Momen idul fitri tahun ini merupakan momen yang bersejarah dan istimewa, karena pada bulan sawal tahun hjriyah ini Konawe Selatan merayakan milad ke 20 Tahun. Banyak peristiwa-peristiwa penting yang telah kita saksikan bersama seiring dengan pertambahan usia Kabupaten Konawe Selatan yang sangat kita cintai ini. Dari perjalanan panjang tersebut, pimpinan Daerah telah mengambil bagian penting dari sejarah keberhasilan pembangunan.
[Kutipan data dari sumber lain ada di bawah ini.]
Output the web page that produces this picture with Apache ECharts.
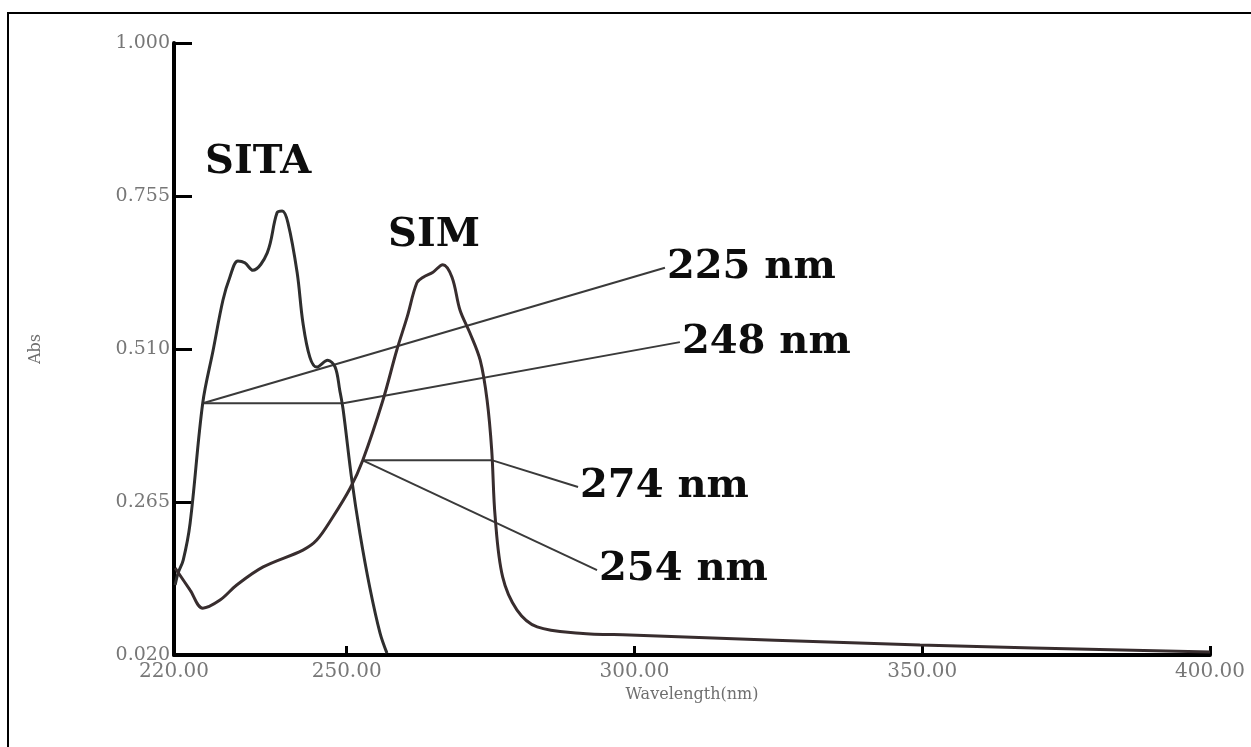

Dalam kurun waktu 8 tahun terakhir, pemerintah Daerah telah berupaya keras untuk menurunkan angka kemiskinan secara progresif, dimana pada awal kepemimpinan Bupati H. Surunuddin Dangga, kemiskinan berada pada angka 11,36 % di tahun 2016 dan turun menjadi 11,08 % di tahun 2022. Pertumbuhan ekonomi juga menunjukkan trend positif, dari 0,90 % di tahun 2020 mengalami peningkatan sebesar 5,03% di tahun 2022 menjadi 4,13%.
Pemerintah juga telah berupaya semaksimal mungkin untuk meningkatkan aksesibilitas masyarakat Konawe Selatan terhadap fasilitas umum dengan membangun sarana prasarana infrastruktur jalan, jembatan dan sarana umum lainnya memadai sebagai perwujudan komitmen pemerintah daerah dalam mendukung interkonektivitas pelayanan public. Dalam menunjang kemajuan daerah dan kesejahteraan masyarakat Konawe Selatan, pemerintah bertekad untuk mengembangkan wilayah perkotaan terutama di wilayah-wilayah yang menjadi pusat pertumbuhan ekonomi daerah seperti ibu kota Kabupaten di Andoolo, serta wilayah-wilayah lain yang berpotensi meningkatkan kontribusi terhadap pertumbuhan ekonomi daerah. Hal ini untuk menunjang tekad pemerintah daerah yang sejak awal telah melakukan optimalisasi pembangunan pada wilayah perdesaan dengan jargon Desa Maju Konsel.